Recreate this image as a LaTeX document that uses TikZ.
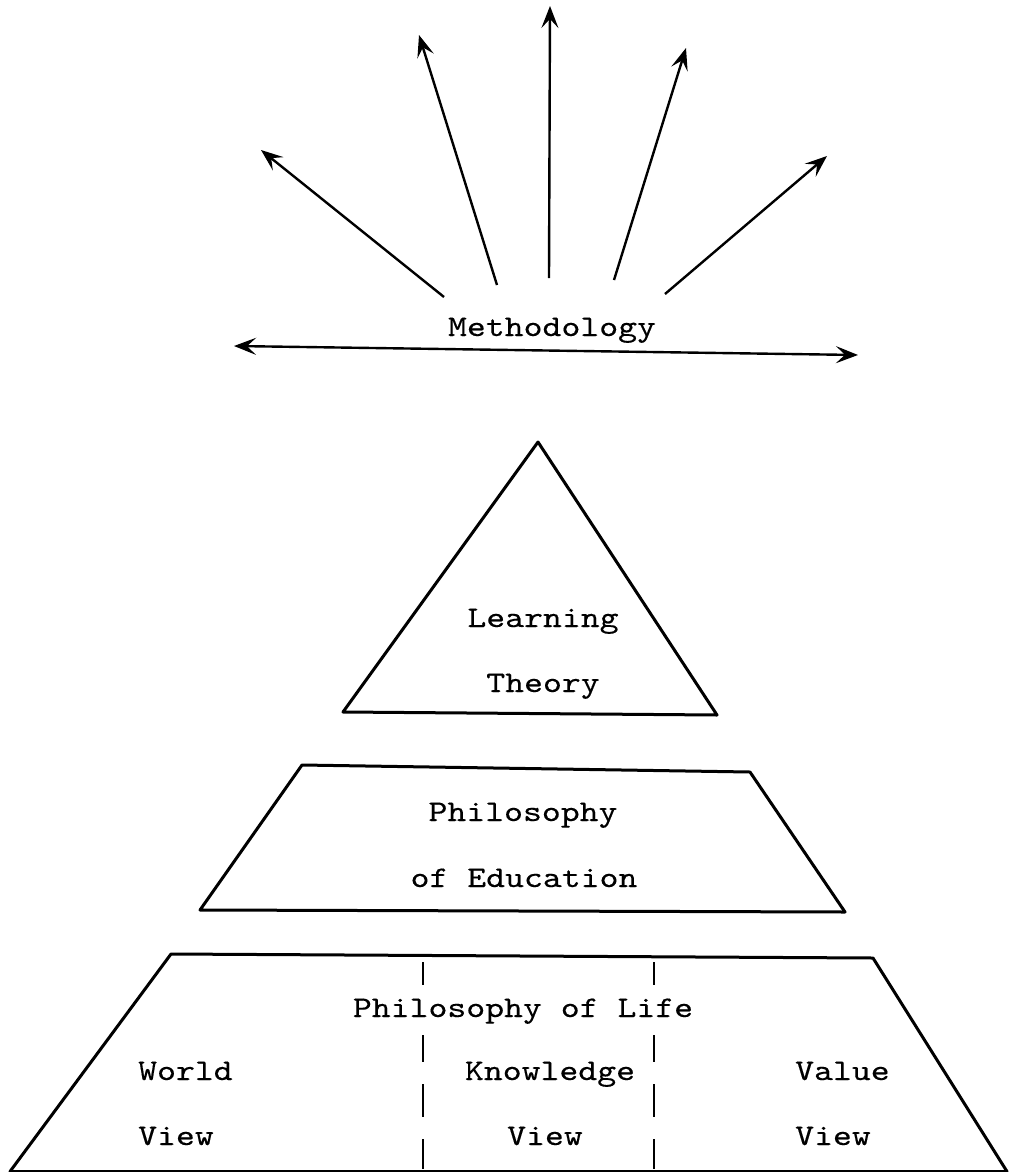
\documentclass[tikz,border=0pt]{standalone}
\usepackage{fontspec}
\setmonofont{lmmono10-regular.otf}[FakeStretch=1.2, FakeBold=0.3]
\usepackage{tikz}
\usetikzlibrary{arrows.meta, positioning}

\begin{document}
\begin{tikzpicture}[
        x=1pt, y=-1pt,
        >={Stealth[length=22pt, width=17pt, inset=9pt]}, % Arrow style
        % Define styles
        label/.style={inner sep=0pt, anchor=base, font=\ttfamily\fontsize{30}{36}\selectfont},
        left label/.style={label, anchor=base west},
        outline/.style={line width=3pt, line join=round},
        ray/.style={line width=2.4pt, ->},
        divider/.style={line width=2.2pt, dash pattern=on 23pt off 50pt on 27pt off 22pt on 33pt off 22pt on 30pt off 40pt}
    ]
    \useasboundingbox (0,0) rectangle (1010,1172);

    % --- Methodology ---

    \node[label] (Method) at (552,336) {Methodology};

    % Ends of the rays
    \coordinate (t1) at (444,297);  \coordinate (h1) at (261,150);
    \coordinate (t2) at (497,285);  \coordinate (h2) at (419,35);
    \coordinate (t3) at (549,278);  \coordinate (h3) at (550,6);
    \coordinate (t4) at (614,280);  \coordinate (h4) at (686,48);
    \coordinate (t5) at (665,294);  \coordinate (h5) at (827,156);

    % Ends of the base line
    \coordinate (bl) at (234,346);
    \coordinate (br) at (858,355);

    % --- Learning Theory (triangle) ---

    \coordinate (tri top) at (538,442);
    \coordinate (tri left) at (343,712);
    \coordinate (tri right) at (717,715);
    \node[label] (Learning) at (543,627) {Learning};
    \node[label] (Theory) at (543,692) {Theory};

    % --- Philosophy of Education ---

    \coordinate (edu tl) at (302,765);
    \coordinate (edu tr) at (750,772);
    \coordinate (edu br) at (845,912);
    \coordinate (edu bl) at (200,910);
    \node[label] (PhilEdu) at (523,821) {Philosophy};
    \node[label] (OfEdu) at (524,887) {of Education};

    % --- Philosophy of Life ---

    \coordinate (life tl) at (171,954);
    \coordinate (life tr) at (873,958);
    \coordinate (life br) at (1007,1171.5);
    \coordinate (life bl) at (10,1171.5);
    \node[label] (PhilLife) at (523,1017) {Philosophy of Life};

    % Columns
    \node[left label] (World) at (138,1080) {World};
    \node[left label] (WorldView) at (138,1145) {View};
    \node[label] (Knowledge) at (550,1080) {Knowledge};
    \node[label] (KnowView) at (545,1145) {View};
    \node[left label] (Value) at (795,1080) {Value};
    \node[left label] (ValueView) at (795,1145) {View};

    \coordinate (d1 top) at (423,962);
    \coordinate (d1 bot) at (423,1169);
    \coordinate (d2 top) at (654,962);
    \coordinate (d2 bot) at (654,1169);

    % --- Drawing ---

    % Rays
    \draw[ray] (t1) -- (h1);
    \draw[ray] (t2) -- (h2);
    \draw[ray] (t3) -- (h3);
    \draw[ray] (t4) -- (h4);
    \draw[ray] (t5) -- (h5);
    \draw[ray, <->] (bl) -- (br);

    % Shapes
    \draw[outline] (tri top) -- (tri left) -- (tri right) -- cycle;
    \draw[outline] (edu tl) -- (edu tr) -- (edu br) -- (edu bl) -- cycle;
    \draw[outline] (life tl) -- (life tr) -- (life br) -- (life bl) -- cycle;

    % Dividers
    \draw[divider] (d1 top) -- (d1 bot);
    \draw[divider] (d2 top) -- (d2 bot);

\end{tikzpicture}
\end{document}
*****
* [WORK TO BE COMPLETED] Repeat the lines of the listing above verbatim, beginning at its first line and ending at the line containing "(Theory) at (543,692)", which is included. Omit pictures.

* [THE COMPLETED TASK]
Recreate this image as a LaTeX document that uses TikZ.
\documentclass[tikz,border=0pt]{standalone}
\usepackage{fontspec}
\setmonofont{lmmono10-regular.otf}[FakeStretch=1.2, FakeBold=0.3]
\usepackage{tikz}
\usetikzlibrary{arrows.meta, positioning}

\begin{document}
\begin{tikzpicture}[
        x=1pt, y=-1pt,
        >={Stealth[length=22pt, width=17pt, inset=9pt]}, % Arrow style
        % Define styles
        label/.style={inner sep=0pt, anchor=base, font=\ttfamily\fontsize{30}{36}\selectfont},
        left label/.style={label, anchor=base west},
        outline/.style={line width=3pt, line join=round},
        ray/.style={line width=2.4pt, ->},
        divider/.style={line width=2.2pt, dash pattern=on 23pt off 50pt on 27pt off 22pt on 33pt off 22pt on 30pt off 40pt}
    ]
    \useasboundingbox (0,0) rectangle (1010,1172);

    % --- Methodology ---

    \node[label] (Method) at (552,336) {Methodology};

    % Ends of the rays
    \coordinate (t1) at (444,297);  \coordinate (h1) at (261,150);
    \coordinate (t2) at (497,285);  \coordinate (h2) at (419,35);
    \coordinate (t3) at (549,278);  \coordinate (h3) at (550,6);
    \coordinate (t4) at (614,280);  \coordinate (h4) at (686,48);
    \coordinate (t5) at (665,294);  \coordinate (h5) at (827,156);

    % Ends of the base line
    \coordinate (bl) at (234,346);
    \coordinate (br) at (858,355);

    % --- Learning Theory (triangle) ---

    \coordinate (tri top) at (538,442);
    \coordinate (tri left) at (343,712);
    \coordinate (tri right) at (717,715);
    \node[label] (Learning) at (543,627) {Learning};
    \node[label] (Theory) at (543,692) {Theory};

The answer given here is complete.